By Peter Boyd, Florida attorney who founded PaperStreet. He has helped over 1,500 law firms with their websites, content and marketing.
In many law firms, managers have not accurately calculated the return on investment (ROI) for internet marketing dollars. In some firms, no one even has a clear picture of how much they’ve spent on online marketing, or even all marketing efforts combined.
Understanding how to calculate your law firm’s ROI for internet marketing is the first step toward unlocking the power of effective marketing. Marketing based on intuition or optimism may be traditional in the legal business, but it is not an efficient path to success.
Know What You Mean By Return On Investment
ROI—return on investment—is a simple term that can have complex meanings and be measured in different ways.
Investment In Time As Well As Money. First, consider your investment. The money spent on marketing can be fairly easy to track if your firm works extensively with a professional legal marketing firm. In fact, the marketing company should be sending regular reports that detail not only where you’ve spent your money but also show some results.
Tracking your investment of time is a lot more difficult. You’ll need to consider the time members of the firm invest in creating content or reviewing content produced by your marketing company. While someone at the firm needs to monitor marketing efforts, if marketing is taking up multiple hours of attorney time each week, it might be worthwhile to consider outsourcing some tasks for the most cost-effective use of human resources.
Different Ways To Look At Returns. After reviewing your investment of money and time, then consider the return you are looking for. For internet marketing, are you looking for the number of times your firm has been introduced to new potential clients? The number of potential clients who have visited your website to learn about your services? The number of potential clients who contacted your firm for a consultation?
Or are you looking at the number of contracted clients that resulted? Are you considering a narrow range of results from a specific leads generation or SEO campaign? Or are you evaluating the combined effects of all efforts? Ideally, you should know and analyze all of these types of returns on a regular basis. That way, you can see the strengths and weaknesses in the marketing chain.
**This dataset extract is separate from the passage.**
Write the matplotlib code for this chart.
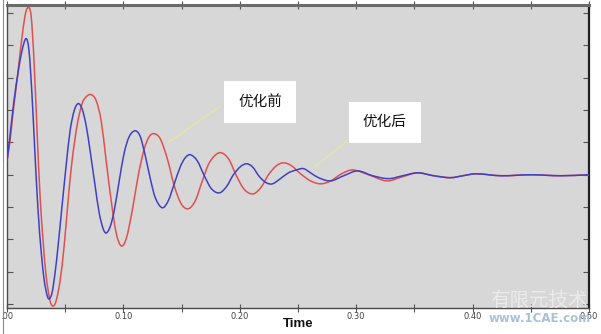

Of course, one return that is difficult to measure but perhaps most valuable in the long run is the effect of marketing efforts on your firm’s reputation. Producing timely, informative blogs, for instance, can position your firm as a leader in the field and keep your name in the minds of potential clients. But you may not see that pay off for months or even years.
Calculating The ROI On Lead Generation
Potential clients who have shown some form of interest in your firm are known as leads. Since most law firms need new clients to remain viable, the process of generating new leads should be ongoing. How can you tell how well that process is working?
The easiest method is to add up marketing costs over a certain time and divide that by the number of leads generated in that time. This gives you a cost per lead. But that only gives you part of the picture. Ideally, you want to track where the leads have come from to see how much you are paying for leads from each source. This can be as specific as a single ad campaign on one social media platform.
Call tracking software, unique tracking links and lead tracking software are all useful tools for analyzing where traffic is coming from so you can see which online marketing avenues are providing the best return. Old-fashioned methods, such as asking a client directly how they learned about your firm, can also give you some indication of how well different forms of outreach are connecting with and convincing your audience to become clients.
Considering All The Benchmarks
Leads are essential to online firm marketing, but it is important to consider all stages of the process. Analytic tools like those offered through Google Analytics can show you the number of unique visitors to your site. Tracking software can help you determine how many of those visitors fill out contact forms and become leads. You can compare new client lists to find out your conversion rate from visitors to leads and from leads to clients. You also need to establish an average revenue generated per client or per type of client.
For instance, if you determine that the average revenue generated per client is $6,000 and your Google ad campaigns bring in two new clients per month, then those ads are bringing in $12,000 month. How much are you spending to create the content and place the ads each month? The same analysis needs to be undertaken for each online marketing avenue, if possible. If you are working with a marketing firm and they do not automatically supply information showing the leads generated by ads or blogs or unique visitors to your website, ask for that information. If you want help determining how many of your new clients are coming from various marketing efforts, ask your marketing firm to find the best ways to track that information. They are there to help you maximize your return on your investment, and they should be able to demonstrate how they are accomplishing that goal.
Look At Calculations From The Right Perspective
In the world of internet marketing where sweeping changes can be made instantaneously and results can be measured in real time, we sometimes have to remember to pause and wait. While measurements are immediate, results still take time to play out.
Trying to gauge the ROI of a campaign too soon can give you incomplete results. When reviewing returns, look for overall trends rather than specific anomalies. It takes time for marketing investments to pay off. But if you’re showing no measurable progress after a sufficient period, then it is time for a new strategy.